# WHAT YOU SHOULD DO
Tally the lines holding "page" and state only that figure.

----- SUPPLIED INFORMATION

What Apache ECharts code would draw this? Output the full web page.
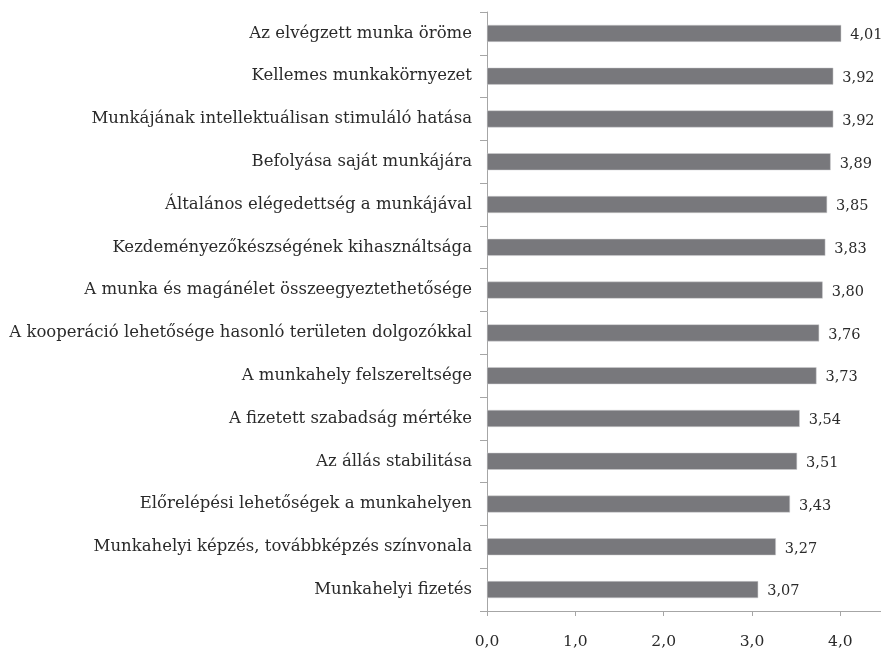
<!DOCTYPE html>
<html>
<head>
<meta charset="utf-8">
<script src="https://cdn.jsdelivr.net/npm/echarts@6/dist/echarts.min.js"></script>
<style>
  html, body { margin: 0; padding: 0; background: #fff; }
  #chart { width: 881px; height: 651px; }
</style>
</head>
<body>
<div id="chart"></div>
<script>
// categories from top to bottom
var categories = [
    'Az elvégzett munka öröme',
    'Kellemes munkakörnyezet',
    'Munkájának intellektuálisan stimuláló hatása',
    'Befolyása saját munkájára',
    'Általános elégedettség a munkájával',
    'Kezdeményezőkészségének kihasználtsága',
    'A munka és magánélet összeegyeztethetősége',
    'A kooperáció lehetősége hasonló területen dolgozókkal',
    'A munkahely felszereltsége',
    'A fizetett szabadság mértéke',
    'Az állás stabilitása',
    'Előrelépési lehetőségek a munkahelyen',
    'Munkahelyi képzés, továbbképzés színvonala',
    'Munkahelyi fizetés'
];
var values = [4.01, 3.92, 3.92, 3.89, 3.85, 3.83, 3.80, 3.76, 3.73, 3.54, 3.51, 3.43, 3.27, 3.07];
var tickValues = [0, 1, 2, 3, 4];

var fontFamily = 'DejaVu Serif';
var textColor = '#2a2a2a';
var axisColor = '#a6a6a6';

// hungarian decimal comma
function fmt(v, digits) {
    return v.toFixed(digits).replace('.', ',');
}

var chart = echarts.init(document.getElementById('chart'));

var option = {
    animation: false,
    grid: { left: 487, right: 0, top: 12, bottom: 40, containLabel: false },
    xAxis: {
        type: 'value',
        min: 0,
        max: 4.46,
        interval: 1,
        splitLine: { show: false },
        axisLine: { show: true, lineStyle: { color: axisColor, width: 1 } },
        axisTick: { show: true, length: 5, customValues: tickValues, lineStyle: { color: axisColor } },
        axisLabel: {
            customValues: tickValues,
            margin: 23,
            fontFamily: fontFamily,
            fontSize: 15.5,
            color: textColor,
            formatter: function (v) { return fmt(v, 1); }
        }
    },
    yAxis: {
        type: 'category',
        data: categories,
        inverse: true,
        axisLine: { show: true, lineStyle: { color: axisColor, width: 1 } },
        axisTick: { show: true, length: 7, lineStyle: { color: axisColor } },
        axisLabel: {
            margin: 15,
            fontFamily: fontFamily,
            fontSize: 16.5,
            color: textColor
        }
    },
    series: [{
        type: 'bar',
        data: values,
        barWidth: 17,
        itemStyle: { color: '#78787c', borderColor: '#cfcfd1', borderWidth: 0.5 },
        label: {
            show: true,
            position: 'right',
            distance: 9,
            offset: [0, 2],
            fontFamily: fontFamily,
            fontSize: 14.5,
            color: textColor,
            formatter: function (p) { return fmt(p.value, 2); }
        }
    }]
};

chart.setOption(option);
</script>
</body>
</html>
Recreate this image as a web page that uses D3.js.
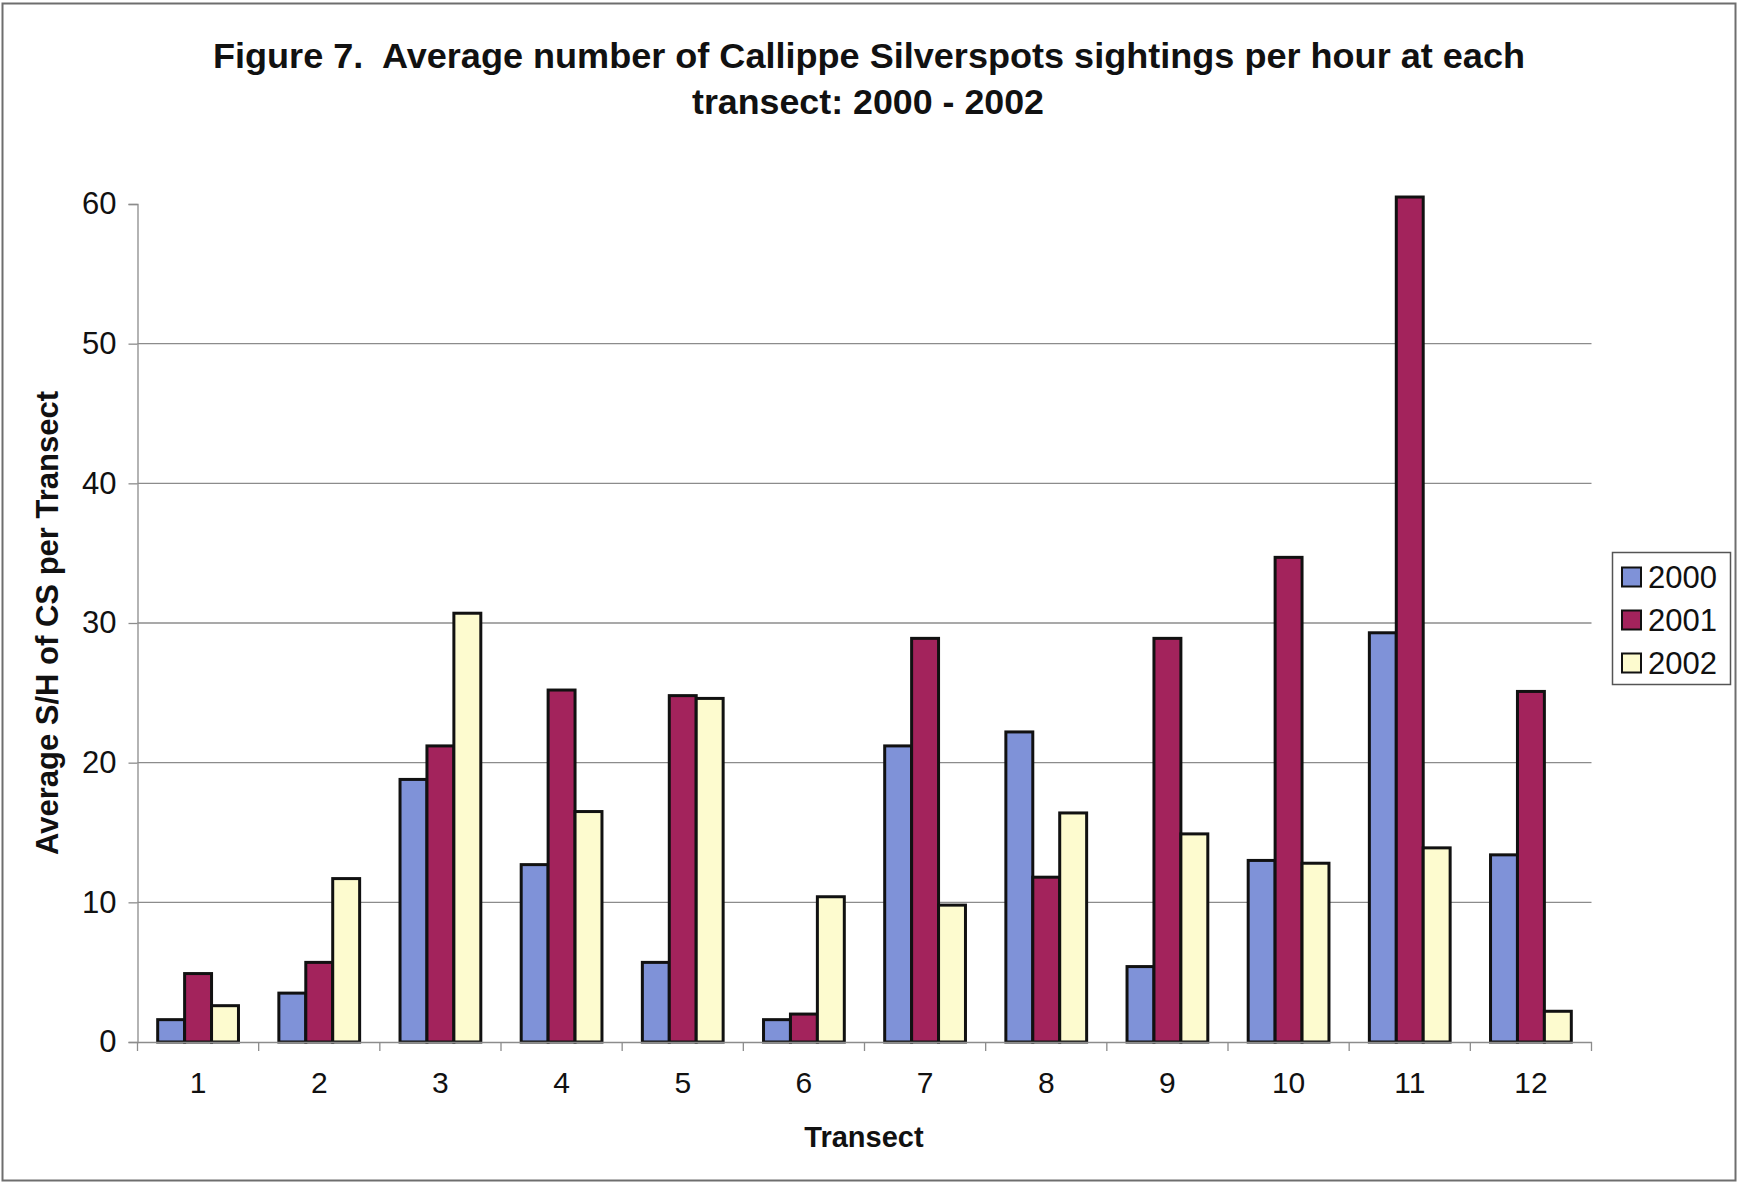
<!DOCTYPE html>
<html>
<head>
<meta charset="utf-8">
<script src="https://cdn.jsdelivr.net/npm/d3@7"></script>
<style>
  html, body { margin: 0; padding: 0; background: #fff; }
  svg { display: block; font-family: "Liberation Sans", Arial, sans-serif; }
  .keep-spaces { white-space: pre; }
</style>
</head>
<body>
<svg id="chart" width="1739" height="1184"></svg>
<script>
// Transects along the x axis
const transects = ["1", "2", "3", "4", "5", "6", "7", "8", "9", "10", "11", "12"];
// Survey years (one bar per year in each transect group)
const years = ["2000", "2001", "2002"];
// Average sightings per hour, one array per year
const values2000 = [1.6, 3.5, 18.8, 12.7, 5.7, 1.6, 21.2, 22.2, 5.4, 13.0, 29.3, 13.4];
const values2001 = [4.9, 5.7, 21.2, 25.2, 24.8, 2.0, 28.9, 11.8, 28.9, 34.7, 60.5, 25.1];
const values2002 = [2.6, 11.7, 30.7, 16.5, 24.6, 10.4, 9.8, 16.4, 14.9, 12.8, 13.9, 2.2];
// Y axis ticks
const yTicks = [0, 10, 20, 30, 40, 50, 60];

const seriesValues = [values2000, values2001, values2002];
const colors = ["#7f92d8", "#a3235c", "#fdfbcf"];

const svg = d3.select("#chart");

// outer chart frame
svg.append("rect")
  .attr("x", 2.5).attr("y", 3.5)
  .attr("width", 1733).attr("height", 1177)
  .attr("fill", "#fff")
  .attr("stroke", "#6e6e6e").attr("stroke-width", 2);

const plot = { left: 137.5, right: 1591.5, top: 204, bottom: 1042 };

const x0 = d3.scaleBand().domain(transects).range([plot.left, plot.right]).padding(0);
const x1 = d3.scaleBand().domain(years).range([0, x0.bandwidth()])
  .paddingInner(0).paddingOuter(0.75);
const y = d3.scaleLinear().domain([0, 60]).range([plot.bottom, plot.top]);

// horizontal gridlines
svg.append("g")
  .selectAll("line")
  .data(yTicks.filter(t => t > 0 && t < 60))
  .join("line")
  .attr("x1", plot.left).attr("x2", plot.right)
  .attr("y1", d => y(d)).attr("y2", d => y(d))
  .attr("stroke", "#8c8c8c").attr("stroke-width", 1.3);

// y axis
const yAxis = svg.append("g")
  .attr("transform", `translate(${plot.left},0)`)
  .call(d3.axisLeft(y).tickValues(yTicks).tickSize(9).tickPadding(12).tickFormat(d3.format("d")));
yAxis.select(".domain").attr("stroke", "#8c8c8c").attr("stroke-width", 1.3);
yAxis.selectAll(".tick line").attr("stroke", "#8c8c8c").attr("stroke-width", 1.3);
yAxis.selectAll(".tick text")
  .attr("font-size", 31).attr("fill", "#111")
  .attr("font-family", "Liberation Sans, Arial, sans-serif");

// bars
const groups = svg.append("g")
  .selectAll("g")
  .data(transects)
  .join("g")
  .attr("transform", d => `translate(${x0(d)},0)`);

groups.selectAll("rect")
  .data((d, i) => years.map((yr, s) => ({ year: yr, s, v: seriesValues[s][i] })))
  .join("rect")
  .attr("x", d => x1(d.year))
  .attr("width", x1.bandwidth())
  .attr("y", d => y(d.v))
  .attr("height", d => y(0) - y(d.v))
  .attr("fill", d => colors[d.s])
  .attr("stroke", "#111")
  .attr("stroke-width", 3);

// x axis
const xAxis = svg.append("g")
  .attr("transform", `translate(0,${plot.bottom})`)
  .call(d3.axisBottom(x0).tickSize(0).tickPadding(30));
xAxis.select(".domain").attr("stroke", "#8c8c8c").attr("stroke-width", 1.3);
xAxis.selectAll(".tick text")
  .attr("font-size", 30).attr("fill", "#111")
  .attr("font-family", "Liberation Sans, Arial, sans-serif");
// category separators below the axis line
svg.append("g")
  .selectAll("line")
  .data(d3.range(transects.length + 1))
  .join("line")
  .attr("x1", i => plot.left + i * x0.step())
  .attr("x2", i => plot.left + i * x0.step())
  .attr("y1", plot.bottom).attr("y2", plot.bottom + 9)
  .attr("stroke", "#8c8c8c").attr("stroke-width", 1.3);

// title
const title = svg.append("g")
  .attr("font-weight", "bold").attr("font-size", 35).attr("fill", "#111")
  .attr("text-anchor", "middle");
title.append("text").attr("class", "keep-spaces").attr("x", 869).attr("y", 68)
  .attr("textLength", 1312).attr("lengthAdjust", "spacingAndGlyphs")
  .text("Figure 7.  Average number of Callippe Silverspots sightings per hour at each");
title.append("text").attr("x", 868).attr("y", 114)
  .attr("textLength", 352).attr("lengthAdjust", "spacingAndGlyphs")
  .text("transect: 2000 - 2002");

// axis titles
svg.append("text")
  .attr("transform", "translate(58,623) rotate(-90)")
  .attr("text-anchor", "middle")
  .attr("font-weight", "bold").attr("font-size", 31).attr("fill", "#111")
  .text("Average S/H of CS per Transect");

svg.append("text")
  .attr("x", 864).attr("y", 1147)
  .attr("text-anchor", "middle")
  .attr("font-weight", "bold").attr("font-size", 29).attr("fill", "#111")
  .text("Transect");

// legend
const legend = svg.append("g");
legend.append("rect")
  .attr("x", 1612.5).attr("y", 552.5).attr("width", 118).attr("height", 132)
  .attr("fill", "#fff").attr("stroke", "#555").attr("stroke-width", 1.5);
const items = legend.selectAll("g.item")
  .data(years)
  .join("g")
  .attr("class", "item")
  .attr("transform", (d, i) => `translate(1622,${577 + i * 43})`);
items.append("rect")
  .attr("x", 0).attr("y", -9.5).attr("width", 19).attr("height", 19)
  .attr("fill", (d, i) => colors[i])
  .attr("stroke", "#111").attr("stroke-width", 2);
items.append("text")
  .attr("x", 26).attr("y", 11)
  .attr("font-size", 31).attr("fill", "#111")
  .text(d => d);
</script>
</body>
</html>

----------

# THE REPLY
2